TASK DESCRIPTION> Search the material below for the word "with" and copy every line in which it occurs.

· · · · · · ·

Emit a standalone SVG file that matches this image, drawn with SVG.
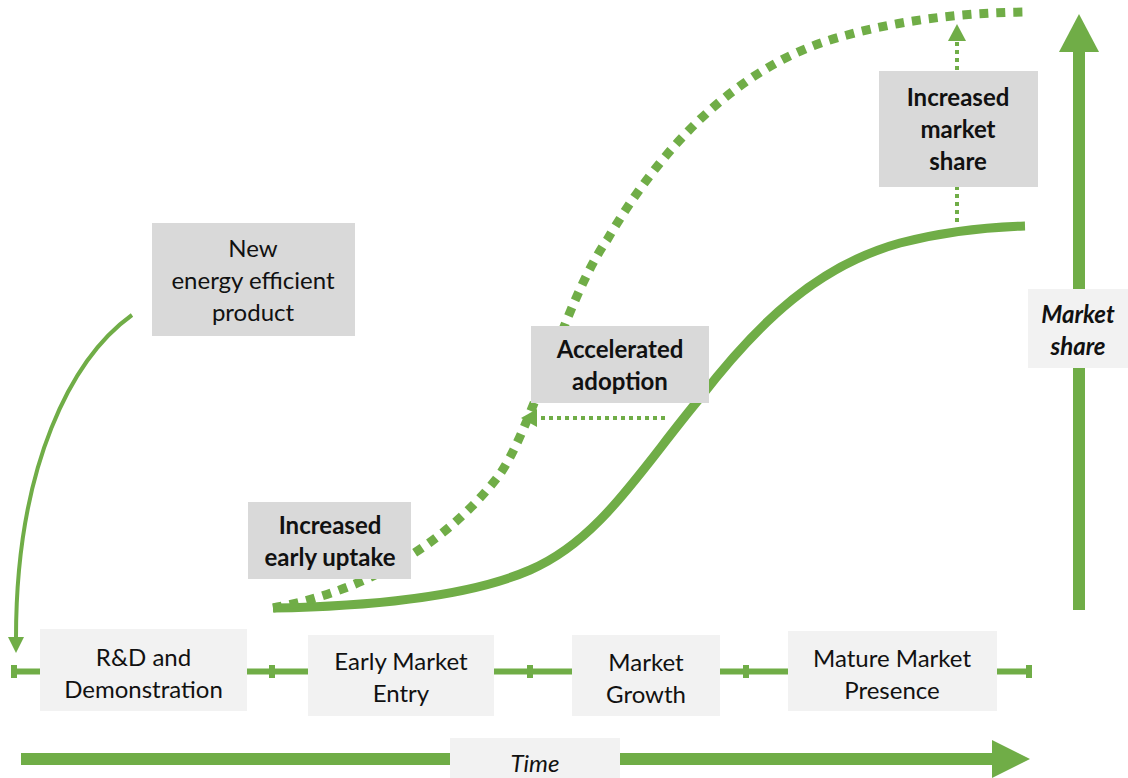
<svg xmlns="http://www.w3.org/2000/svg" width="1128" height="778" viewBox="0 0 1128 778">
  <style>
    .stage { fill: #F2F2F2; }
    .label { fill: #D9D9D9; }
    .green { fill: #70AD47; }
    text { font-family: Lato, "Open Sans", "Liberation Sans", sans-serif; font-size: 24px; fill: #111111; text-anchor: middle; }
    .b { font-weight: bold; }
    .i { font-style: italic; }
    .solid { fill: none; stroke: #70AD47; stroke-width: 9; }
    .dashed { fill: none; stroke: #70AD47; stroke-width: 9; stroke-dasharray: 9 8; }
    .dotted { fill: none; stroke: #70AD47; stroke-width: 4; stroke-dasharray: 4 4; }
    .thin { fill: none; stroke: #70AD47; stroke-width: 4; }
  </style>
  <defs>
    <marker id="head" viewBox="0 0 10 10" refX="9" refY="5" markerWidth="4.2" markerHeight="4.2" orient="auto" markerUnits="strokeWidth">
      <path d="M0,0 L10,5 L0,10 Z" fill="#70AD47"/>
    </marker>
  </defs>

  <rect width="1128" height="778" fill="#FFFFFF"/>

  <!-- stage timeline with ticks -->
  <g id="timeline">
    <rect class="green" x="14" y="668.5" width="1016" height="6"/>
    <rect class="green" x="11" y="665" width="6" height="13"/>
    <rect class="green" x="269" y="665" width="6" height="13"/>
    <rect class="green" x="527" y="665" width="6" height="13"/>
    <rect class="green" x="743" y="665" width="6" height="13"/>
    <rect class="green" x="1026" y="665" width="6" height="13"/>
  </g>

  <!-- axis arrows -->
  <g id="time-axis">
    <rect class="green" x="21" y="753" width="972" height="12"/>
    <polygon class="green" points="992,740 1030,759 992,778"/>
  </g>
  <g id="share-axis">
    <rect class="green" x="1073" y="50" width="12" height="560"/>
    <polygon class="green" points="1059,52 1079,14 1099,52"/>
  </g>

  <g id="connectors">
    <!-- product feeding into R&D -->
    <path class="thin" d="M132,315 C72,358 16,465 16,638"/>
    <polygon class="green" points="8,637 24,637 16,653"/>
    <!-- baseline adoption curve -->
    <path class="solid" d="M273,608 C380,606 470,596 530,570 C600,540 640,470 700,398 C760,320 820,265 900,243 C950,230 990,227 1025,226"/>
    <!-- accelerated adoption curve -->
    <path class="dashed" d="M273,608 C360,592 440,550 497,478 C530,436 565,300 607,240 C645,175 720,70 840,37 C900,20 960,13 1025,12"/>
    <!-- shift arrows -->
    <path class="dotted" d="M665,418 L536,418"/>
    <polygon class="green" points="521,418 537,409 537,427"/>
    <path class="dotted" d="M957,222 L957,40"/>
    <polygon class="green" points="957,24 948,41 966,41"/>
  </g>

  <g id="node-new-product">
    <rect class="label" x="152" y="223" width="203" height="113"/>
    <text x="253" y="257">New</text>
    <text x="253" y="289">energy efficient</text>
    <text x="253" y="321">product</text>
  </g>

  <g id="node-early-uptake">
    <rect class="label" x="248" y="502" width="163" height="77"/>
    <text class="b" x="330" y="534">Increased</text>
    <text class="b" x="330" y="566">early uptake</text>
  </g>

  <g id="node-accelerated">
    <rect class="label" x="531" y="326" width="178" height="77"/>
    <text class="b" x="620" y="358">Accelerated</text>
    <text class="b" x="620" y="390">adoption</text>
  </g>

  <g id="node-market-share-gain">
    <rect class="label" x="879" y="71" width="159" height="116"/>
    <text class="b" x="958" y="106">Increased</text>
    <text class="b" x="958" y="138">market</text>
    <text class="b" x="958" y="170">share</text>
  </g>

  <g id="node-rd">
    <rect class="stage" x="40" y="629" width="207" height="82"/>
    <text x="143.5" y="666">R&amp;D and</text>
    <text x="143.5" y="698">Demonstration</text>
  </g>

  <g id="node-early-entry">
    <rect class="stage" x="308" y="635" width="186" height="81"/>
    <text x="401" y="670">Early Market</text>
    <text x="401" y="702">Entry</text>
  </g>

  <g id="node-growth">
    <rect class="stage" x="572" y="635" width="148" height="81"/>
    <text x="646" y="671">Market</text>
    <text x="646" y="703">Growth</text>
  </g>

  <g id="node-mature">
    <rect class="stage" x="788" y="631" width="209" height="80"/>
    <text x="892" y="667">Mature Market</text>
    <text x="892" y="699">Presence</text>
  </g>

  <g id="node-time">
    <rect class="stage" x="450" y="738" width="170" height="40"/>
    <text class="i" x="535" y="772">Time</text>
  </g>

  <g id="node-market-share">
    <rect class="stage" x="1028" y="289" width="100" height="79"/>
    <text class="b i" x="1078" y="323">Market</text>
    <text class="b i" x="1078" y="355">share</text>
  </g>
</svg>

· · · · · · ·

SOLVED PROBLEM>
Emit a standalone SVG file that matches this image, drawn with SVG.
  <!-- stage timeline with ticks -->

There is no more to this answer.